Today, we took off the gloves and got our hands dirty in a workshop! Students worked in small groups with writers of their own feather.
- Choose a piece to workshop. Students received their name pieces. They chose whether to work more on the name piece or the place piece.
- Pre-workshop questions. Students answered questions to direct their workshopping experience on this sheet: Writer’s Workshop. At the top, you write Writer’s Workshop #1, your name, your editors’ names, and the piece you chose to work on.
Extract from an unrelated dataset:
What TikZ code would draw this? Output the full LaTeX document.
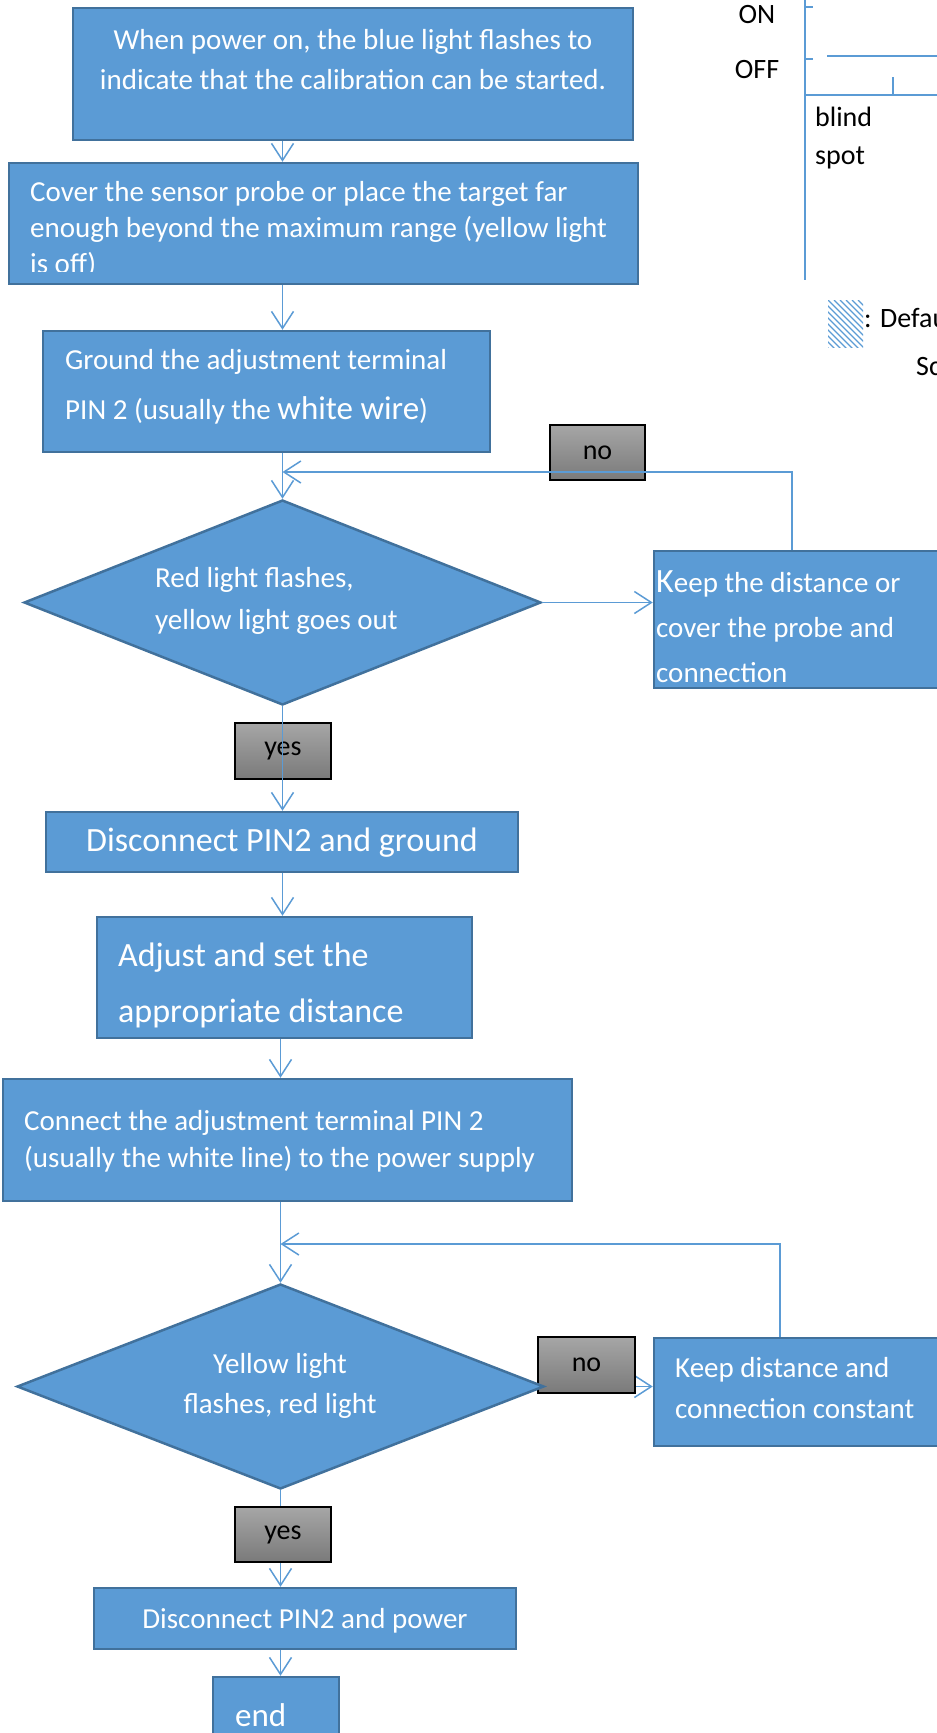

- Workshop rules. Students received Memoir Writing Workshops (W1). We went over the guidelines. Key points: What to Add? (paint the picture), Seek and Destroy (words like “important,” “unique,” and sentences that only tell instead of showing), Show–don’t tell (Telling = “I love my name” while Showing = “My name lingers in my ears, spoken softly by my mother at bedtime.”), How to Critique (“I think your piece starts getting off track…” “I couldn’t really follow how these sentences connect…” “Could you explain this part to me?” “I guess I wasn’t as interested in this part… It seems like your main focus should be…”)
- The MLA Format Header Song! Ask your kids about this one! Used for every English class from here to eternity. “My name – Your name – Class comma Period – Due date Month Year!”
- The workshop. Students read their pieces aloud, asked for what worked, what there needed to be more of, and what needed to be cut. Finally, they made a checklist on the Writer’s Workshop # 1 sheet, which they will be responsible for following through on for Tuesday.
HW: Complete revision of Name Piece or Place Piece. Typed. See details on W1, in your Homework folder, or here: Memoir Writing Workshop.
Students who did not get enough feedback can email me their piece. I will give you some pointers… Gladly! alexa.garvoille@dpsnc.net
Have a great holiday weekend everyone! We’ve got some amazing writers who are just ready to blossom.